Seriously, what does that even mean?! I get it's supposed to mean she's indecisive but... Eenie Meenie Miney Mo is a pretty strict way of making decisions. It's arbitrary, sure, but... Still... Unless it's literal, and she's actually making the choice of who to date by playing Eenie Meenie Miney Mo... Uhh... Red flag dude. Red flag.

"(Rapped by Kingston with Beiber joining in later) Eenie meenie miney mo/catch a bad chick by her toe/If she holla'- If- If- If she holla/Let her go (x2)"


Because remember kids, when a girl breaks up with you, grab her and don't let her go until she screams.
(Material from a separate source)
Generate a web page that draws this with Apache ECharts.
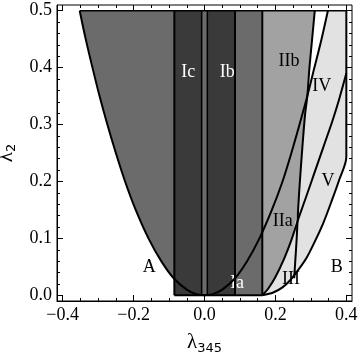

"('Cause) Shadi is a eenie meenie miney mo lova' (x4)"


You know how I said the line "Are we an item?" was not helping his case in the eyes of the people who make fun of him? I don't think Justin Bieber calling a girl Shadi (Shorty) is going to help that much either.

"Cause you can't make up your mind, mind, mind, mind, mind/Please don't waste my time, time, time, time, time/I'm not tryin' to rewind, wind, wind, wind, wind/I wish our hearts could come together as one!


MORE REPETITION?! JUST WHAT I WANTED TO HEAR! (Don't worry, we're almost done.)

('Cause) Shadi is a eenie meenie miney mo lova' (x4)"


And thus ends yet another abysmal song by Justin Bieber. Even more repetitive than Baby, and, while I do think that the singing is FAR better in Eenie Meenie than it was in Baby (thanks in no small part to Kingston), the lyrics were even WORSE.

Well, I've searched two songs thus far, and I've yet to find a single line that could be considered anything CLOSE to an "epic lyric". What next, you may ask? Well... Honestly I don't know. Didn't he do a Queen cover or something?